Read product labels to find out what can be hazardous to kids. Dangerous household items include makeup, personal care products, plants, pesticides, lead, art supplies, alcohol and carbon monoxide.
Don’t leave poisonous products unattended while in use. Many incidents happen when adults are distracted for a moment on the phone or at the door.
Keep cleaning products in their original containers. Never put a potentially poisonous product in something other than its original container (such as a plastic soda bottle) where it could be mistaken for something else.
Throw away old medicines and other potential poisons. Check your garage, basement and other storage areas for cleaning and work supplies you no longer need and can discard.

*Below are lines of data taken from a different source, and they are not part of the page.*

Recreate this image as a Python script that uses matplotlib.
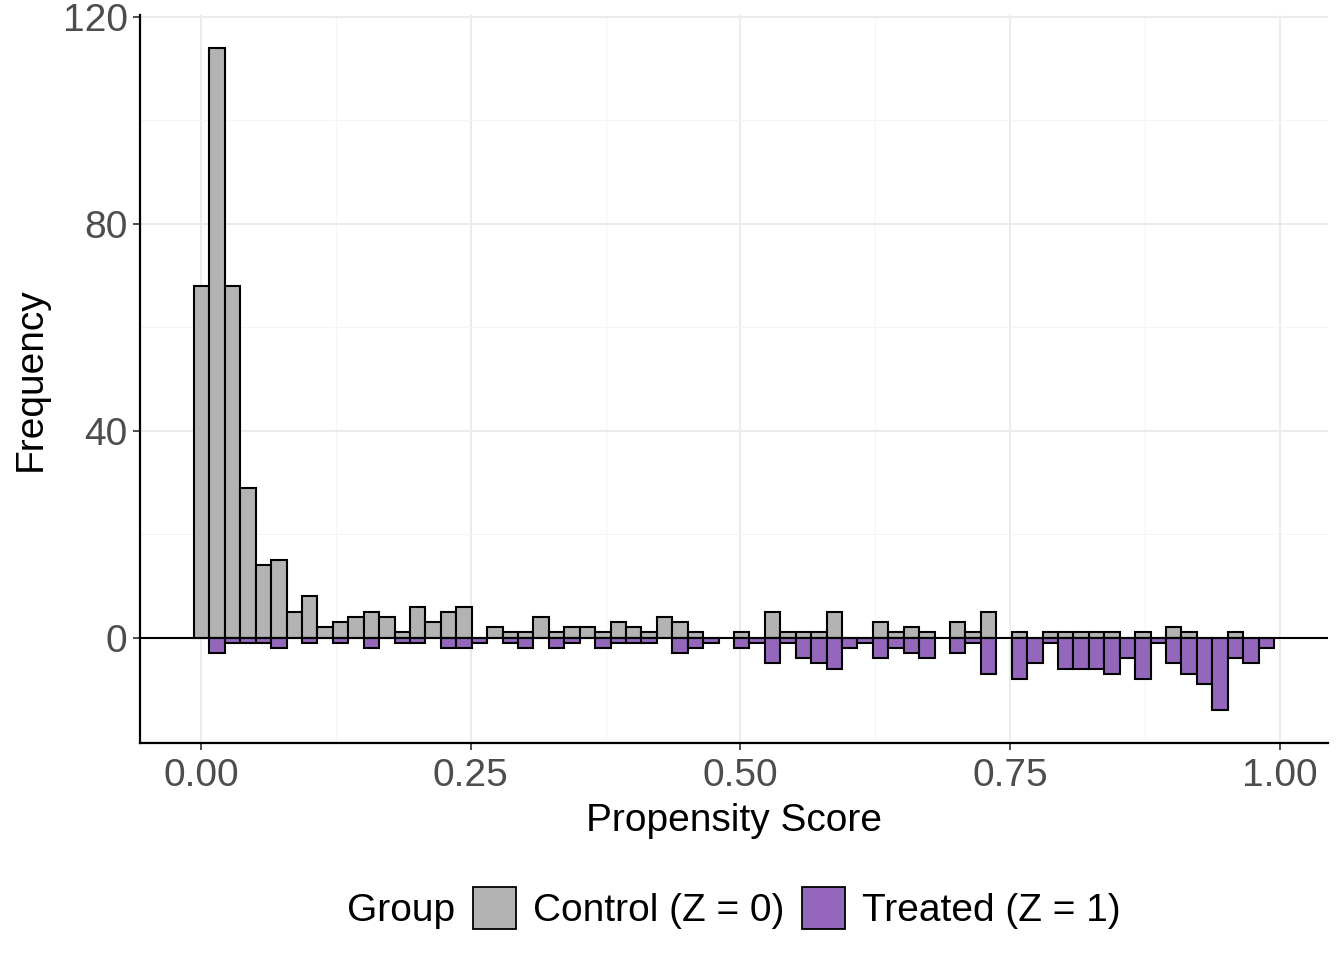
import numpy as np
import matplotlib
matplotlib.use("Agg")
import matplotlib.pyplot as plt
from matplotlib.patches import Patch
from matplotlib.ticker import MultipleLocator

plt.rcParams['font.family'] = ['Liberation Sans', 'DejaVu Sans']

# ---- data (70 bins of propensity score) ----
bin_start = -0.0065
bin_end = 0.9945
n_bins = 70
control_counts = [68, 114, 68, 29, 14, 15, 5, 8, 2, 3,
                  4, 5, 4, 1, 6, 3, 5, 6, 0, 2,
                  1, 1, 4, 1, 2, 2, 1, 3, 2, 1,
                  4, 3, 1, 0, 0, 1, 0, 5, 1, 1,
                  1, 5, 0, 0, 3, 1, 2, 1, 0, 3,
                  1, 5, 0, 1, 0, 1, 1, 1, 1, 1,
                  0, 1, 0, 2, 1, 0, 0, 1, 0, 0]
treated_counts = [0, 3, 1, 1, 1, 2, 0, 1, 0, 1,
                  0, 2, 0, 1, 1, 0, 2, 2, 1, 0,
                  1, 2, 0, 2, 1, 0, 2, 1, 1, 1,
                  0, 3, 2, 1, 0, 2, 1, 5, 1, 4,
                  5, 6, 2, 1, 4, 2, 3, 4, 0, 3,
                  1, 7, 0, 8, 5, 1, 6, 6, 6, 7,
                  4, 8, 1, 5, 7, 9, 14, 4, 5, 2]
x_ticks = [0.0, 0.25, 0.5, 0.75, 1.0]
x_tick_labels = ["0.00", "0.25", "0.50", "0.75", "1.00"]
y_ticks = [0, 40, 80, 120]
legend_title = "Group"
group_labels = ["Control (Z = 0)", "Treated (Z = 1)"]
group_colors = ["#B3B3B3", "#9467BD"]

edges = np.linspace(bin_start, bin_end, n_bins + 1)
lefts = edges[:-1]
width = edges[1] - edges[0]
control = np.array(control_counts)
treated = np.array(treated_counts)

W, H = 1344, 960
fig = plt.figure(figsize=(W / 100, H / 100), dpi=100)
ax = fig.add_axes([140/W, 1 - 743/H, (1328-140)/W, (743-15)/H])

mc = control > 0
ax.bar(lefts[mc], control[mc], width=width, align='edge', color=group_colors[0],
       edgecolor='black', linewidth=1.5, zorder=3)
mt = treated > 0
ax.bar(lefts[mt], -treated[mt], width=width, align='edge', color=group_colors[1],
       edgecolor='black', linewidth=1.5, zorder=3)
ax.axhline(0, color='black', linewidth=1.5, zorder=4)

# limits with ggplot-like 5% expansion
xr = bin_end - bin_start
ax.set_xlim(bin_start - 0.05 * xr, bin_end + 0.05 * xr)
ymin, ymax = -treated.max(), control.max()
yr = ymax - ymin
ax.set_ylim(ymin - 0.05 * yr, ymax + 0.05 * yr)

ax.set_xticks(x_ticks)
ax.set_xticklabels(x_tick_labels)
ax.set_yticks(y_ticks)
ax.xaxis.set_minor_locator(MultipleLocator(0.125))
ax.yaxis.set_minor_locator(MultipleLocator(20))
ax.grid(True, which='major', color='#EBEBEB', linewidth=1.4, zorder=0)
ax.grid(True, which='minor', color='#F5F5F5', linewidth=0.8, zorder=0)
ax.set_axisbelow(True)

for s in ['top', 'right']:
    ax.spines[s].set_visible(False)
for s in ['left', 'bottom']:
    ax.spines[s].set_color('black')
    ax.spines[s].set_linewidth(1.6)

ax.tick_params(axis='both', which='major', labelsize=28, colors='#4D4D4D',
               length=5, width=1.4, pad=4)
ax.tick_params(axis='x', which='major', pad=6)
ax.tick_params(axis='both', which='minor', length=0)

ax.set_xlabel("Propensity Score", fontsize=28, color='black', labelpad=6)
ax.set_ylabel("Frequency", fontsize=28, color='black', labelpad=10)

# ---- legend: "Group" title placed to the left of horizontal keys ----
handles = [Patch(facecolor=c, edgecolor='black', linewidth=1.3) for c in group_colors]
leg_y = 1 - 908 / H
leg = fig.legend(handles, group_labels, loc='center left', bbox_to_anchor=(0.5, leg_y),
                 ncol=2, frameon=False, fontsize=28,
                 handlelength=1.1, handleheight=1.28, handletextpad=0.45,
                 columnspacing=0.45, borderpad=0, borderaxespad=0)
gtxt = fig.text(0.5, leg_y, legend_title, fontsize=28, ha='right', va='baseline')
fig.canvas.draw()
r = fig.canvas.get_renderer()
w_leg = leg.get_window_extent(r).width
w_g = gtxt.get_window_extent(r).width
gap = 18
total = w_g + gap + w_leg
center = 734
leg_left = center - total / 2 + w_g + gap
leg.set_bbox_to_anchor((leg_left / W, leg_y), transform=fig.transFigure)
fig.canvas.draw()
# align "Group" baseline with the legend label baseline
lab = leg.get_texts()[0]
lb = lab.get_window_extent(r)
tmp = fig.text(0, 0, "Control (Z = 0)", fontsize=28, va='bottom')
tb_bottom = tmp.get_window_extent(r)
tmp2 = fig.text(0, 0, "Control (Z = 0)", fontsize=28, va='baseline')
tb_base = tmp2.get_window_extent(r)
descent = tb_base.y0 * -1 if tb_base.y0 < 0 else tb_bottom.y0 - tb_base.y0
tmp.remove()
tmp2.remove()
baseline_px = lb.y0 + descent
gtxt.set_position(((leg_left - gap) / W, baseline_px / H))

fig.savefig("out.png", dpi=100)
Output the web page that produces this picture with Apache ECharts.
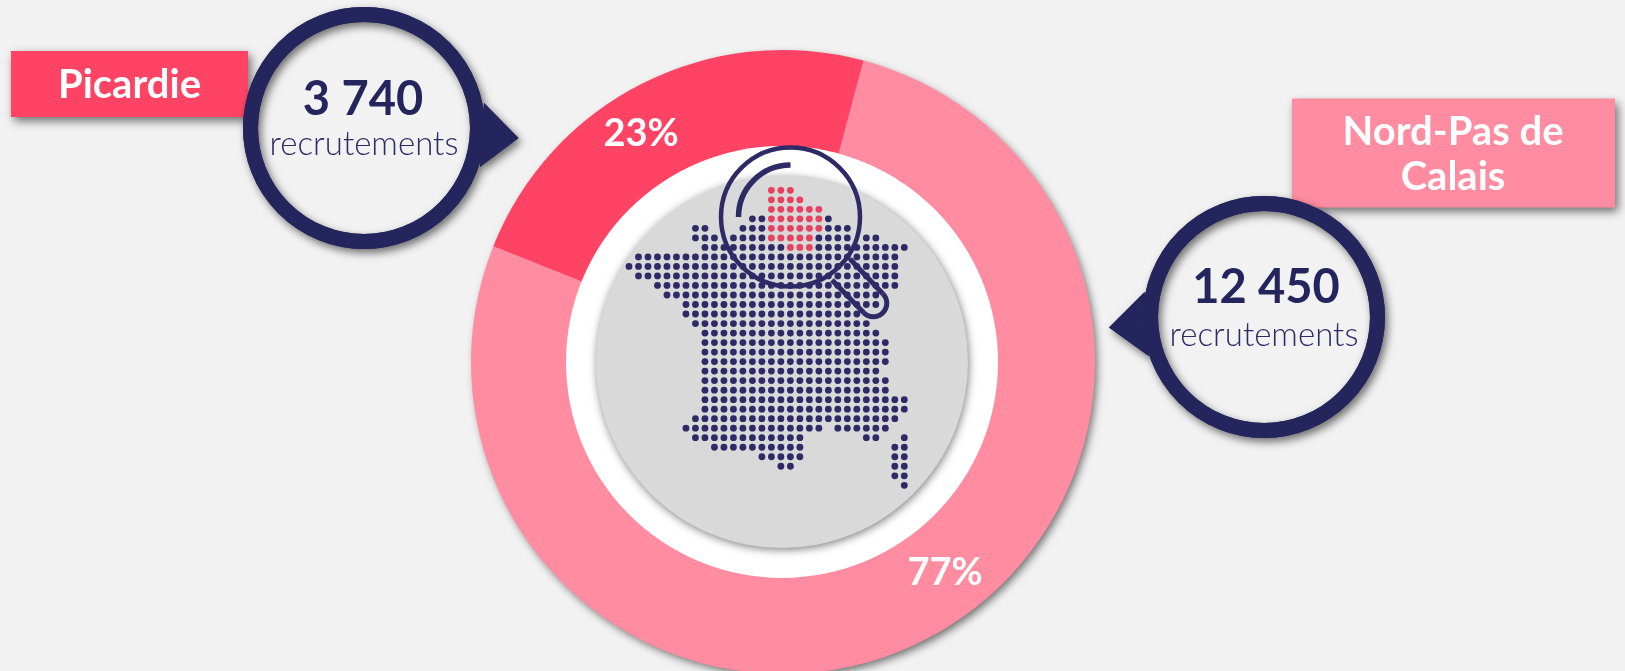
<!DOCTYPE html>
<html>
<head>
<meta charset="utf-8">
<title>Recrutements</title>
<script src="https://cdn.jsdelivr.net/npm/echarts@6/dist/echarts.min.js"></script>
<style>
html, body { margin: 0; padding: 0; background: #f2f2f2; }
#chart { width: 1625px; height: 671px; }
</style>
</head>
<body>
<div id="chart"></div>
<script>
const regions = ['Picardie', 'Nord-Pas de\nCalais'];
const recruitments = [3740, 12450];
const unitLabel = 'recrutements';

// dot map of France: n = navy dot, r = highlighted region
const mapRows = [
  '...............rrr',
  '...............rrrr',
  '...............rrrrrr',
  '.............nnrrrrrrn',
  '.......nn...nnnrrrrrrnnn',
  '.......nnn.nnnnrrrrrnnnn.nn',
  '........nnnnnnnnnrrrnnnnnnnnnn',
  '.nnnnnnnnnnnnnnnnnnnnnnnnnnnn',
  'nnnnnnnnnnnnnnnnnnnnnnnnnnnnn',
  '.nnnnnnnnnnnnnnnnnnnnnnnnnnnn',
  '...nnnnnnnnnnnnnnnnnnnnnnnnnn',
  '....nnnnnnnnnnnnnnnnnnnnnnn',
  '......nnnnnnnnnnnnnnnnnnnnn',
  '......nnnnnnnnnnnnnnnnnnn',
  '.......nnnnnnnnnnnnnnnnnnn',
  '........nnnnnnnnnnnnnnnnnnn',
  '........nnnnnnnnnnnnnnnnnnnn',
  '........nnnnnnnnnnnnnnnnnnnn',
  '........nnnnnnnnnnnnnnnnnnnn',
  '........nnnnnnnnnnnnnnnnnnn',
  '........nnnnnnnnnnnnnnnnnnnn',
  '........nnnnnnnnnnnnnnnnnnnn',
  '........nnnnnnnnnnnnnnnnnnnnnn',
  '........nnnnnnnnnnnnnnnnnnnnnn',
  '.......nnnnnnnnnnnnnnnnnnnnnn',
  '......nnnnnnnnnnnnnnn.nnnnnn',
  '.......nnnnnnnnnnnn......nn..n',
  '.........nnnnnnnnnn.........nn',
  '..............nnnnn.........nn',
  '................nn..........nn',
  '............................nn',
  '.............................n'
];

const pink = '#ff8ca1';
const red = '#ff4365';
const navy = '#23255c';
const dotNavy = '#2d2a66';
const dotRed = '#e8405f';
const font = 'Lato, "Open Sans", sans-serif';
const shadow = { shadowBlur: 9, shadowOffsetX: 3, shadowOffsetY: 4, shadowColor: 'rgba(0,0,0,0.55)' };

const navyDots = [];
const redDots = [];
mapRows.forEach((row, y) => {
  row.split('').forEach((c, x) => {
    if (c === 'n') navyDots.push([x, y]);
    if (c === 'r') redDots.push([x, y]);
  });
});

function formatCount(v) {
  return String(v).replace(/\B(?=(\d{3})+$)/g, ' ');
}

// bubble with pointer: ring stroked without fill so its shadow also falls inside,
// then a clean copy on top so the pointer and ring merge
function callout(cx, cy, tip, base1, base2, value, numX, numY, unitY) {
  const points = [base1, tip, base2];
  const ring = { cx, cy, r: 113.5 };
  return [
    { type: 'polygon', z: 10, shape: { points }, style: Object.assign({ fill: navy }, shadow) },
    { type: 'circle', z: 10, shape: ring, style: Object.assign({ fill: 'none', stroke: navy, lineWidth: 15 }, shadow) },
    { type: 'polygon', z: 11, shape: { points }, style: { fill: navy } },
    { type: 'circle', z: 11, shape: ring, style: { fill: 'none', stroke: navy, lineWidth: 15 } },
    { type: 'text', z: 12, style: { text: formatCount(value), x: numX, y: numY, align: 'center', verticalAlign: 'middle', fill: navy, font: 'bold 47px ' + font } },
    { type: 'text', z: 12, style: { text: unitLabel, x: cx, y: unitY, align: 'center', verticalAlign: 'middle', fill: dotNavy, font: '300 33px ' + font } }
  ];
}

function tag(x, y, w, h, fill, text, tx, ty, lh) {
  return [
    { type: 'rect', z: 9, shape: { x, y, width: w, height: h }, style: Object.assign({ fill }, shadow) },
    { type: 'text', z: 12, style: { text, x: tx, y: ty, align: 'center', verticalAlign: 'middle', fill: '#fff', lineHeight: lh, font: 'bold 40px ' + font } }
  ];
}

const chart = echarts.init(document.getElementById('chart'));

chart.setOption({
  animation: false,
  backgroundColor: '#f2f2f2',
  grid: { left: 629, top: 190.3, width: 275.3, height: 295 },
  xAxis: { type: 'value', min: 0, max: 29, show: false },
  yAxis: { type: 'value', min: 0, max: 31, inverse: true, show: false },
  series: [{
    type: 'pie',
    z: 1,
    silent: true,
    center: [783, 362],
    radius: [216, 312],
    startAngle: 158.2,
    color: [red, pink],
    labelLine: { show: false },
    label: {
      position: 'inside',
      color: '#fff',
      fontFamily: font,
      fontWeight: 'bold',
      fontSize: 38,
      formatter: p => Math.round(p.percent) + '%'
    },
    labelLayout: p => (p.dataIndex === 0
      ? { x: 641, y: 134, align: 'center', verticalAlign: 'middle' }
      : { x: 945, y: 573, align: 'center', verticalAlign: 'middle' }),
    data: regions.map((name, i) => ({ name, value: recruitments[i] }))
  }, {
    type: 'scatter',
    z: 5,
    silent: true,
    symbolSize: 6.8,
    itemStyle: { color: dotNavy, opacity: 1 },
    data: navyDots
  }, {
    type: 'scatter',
    z: 5,
    silent: true,
    symbolSize: 6.8,
    itemStyle: { color: dotRed, opacity: 1 },
    data: redDots
  }],
  graphic: [
    // discs and ring shadow
    { type: 'circle', z: 0, shape: { cx: 783, cy: 362, r: 311 }, style: Object.assign({ fill: pink }, shadow) },
    { type: 'circle', z: 2, shape: { cx: 782, cy: 362, r: 216 }, style: { fill: '#fff' } },
    { type: 'circle', z: 3, shape: { cx: 782, cy: 362, r: 186 }, style: { fill: '#d9d9d9', shadowBlur: 9, shadowOffsetX: 1, shadowOffsetY: 2, shadowColor: 'rgba(0,0,0,0.5)' } },
    // magnifier
    { type: 'circle', z: 6, shape: { cx: 790.5, cy: 217, r: 69.5 }, style: { fill: 'none', stroke: dotNavy, lineWidth: 4.5 } },
    { type: 'arc', z: 6, shape: { cx: 790.5, cy: 217, r: 52, startAngle: Math.PI, endAngle: Math.PI * 1.5, clockwise: true }, style: { fill: 'none', stroke: dotNavy, lineWidth: 5.5 } },
    { type: 'polyline', z: 6, shape: { points: [[850, 259], [882.8, 293.8]] }, style: { fill: 'none', stroke: dotNavy, lineWidth: 5 } },
    { type: 'polyline', z: 6, shape: { points: [[832, 280], [863.8, 312.8]] }, style: { fill: 'none', stroke: dotNavy, lineWidth: 5 } },
    { type: 'arc', z: 6, shape: { cx: 873.3, cy: 303.3, r: 13.5, startAngle: -Math.PI / 4, endAngle: Math.PI * 0.75, clockwise: true }, style: { fill: 'none', stroke: dotNavy, lineWidth: 5 } }
  ].concat(
    tag(11, 51, 237, 66, red, regions[0], 129.5, 85, 44),
    tag(1292, 98.5, 323, 109, pink, regions[1], 1453, 155, 45),
    callout(364, 128, [518.5, 138], [484, 103], [480, 167], recruitments[0], 363, 100, 144),
    callout(1264, 317, [1109, 327.5], [1144.6, 292], [1148.7, 356], recruitments[1], 1266, 288, 335)
  )
});
</script>
</body>
</html>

Check Your Purse for Potential Hazards
Be aware of any medications or makeup that may be in your handbag. Store handbags out of the reach of young children.
Use Original, Child-Resistant Packaging
Buy child-resistant packages when available.
Keep products in their original packages to avoid confusion.
Keep Medicines Up and Away
Make sure that all medications, including vitamins and adult medicines, are stored out of reach and out of sight or children.
Even if you are tempted to keep it handy, put medicine out of reach after every use. When you need to give another dose in just a few hours, it may be tempting to keep medicine close at hand. Accidents can happen fast. It only takes a few seconds for children to get into medicine that could make them very sick. Put medicine up and away after every use. And if you need a reminder, set an alarm on your watch or cell phone, or write yourself a note.
Put the toll-free number for the Poison Control Center (1-800-222-1222) into your home and cell phones. You should also post it near your phone or on your refrigerator for the babysitter. Hopefully you'll never need it, but it’s nice to have just in case.
Poison control centers offer fast, free, confidential help in English and Spanish. Most poisonings are resolved over the phone. The number works from anywhere in the United States 24 hours a day, seven days a week.
If your child has collapsed, is not breathing, or has a seizure, call 911.
Do not make children vomit or give him anything unless directed by a professional.
Check for Lead
Check homes built before 1978 for lead-based paint. If lead hazards are identified, test your child for lead exposure and hire a professional to control and remove lead sources safely.
Remove any peeling paint or chewable surfaces painted with lead-based paint.
Regularly wash your child’s toys and pacifiers to reduce the risk of your child coming into contact with lead or lead-contaminated dust.
Check www.recalls.gov for more info on product recalls involving lead-based products. Follow the recommendations to eliminate any products such as toys or cookware that contain lead.
Install a Carbon Monoxide Alarm to Prevent Poisoning
Install a carbon monoxide alarm on every level of your home, especially near sleeping areas, and keep them at least 15 feet away from fuel-burning appliances.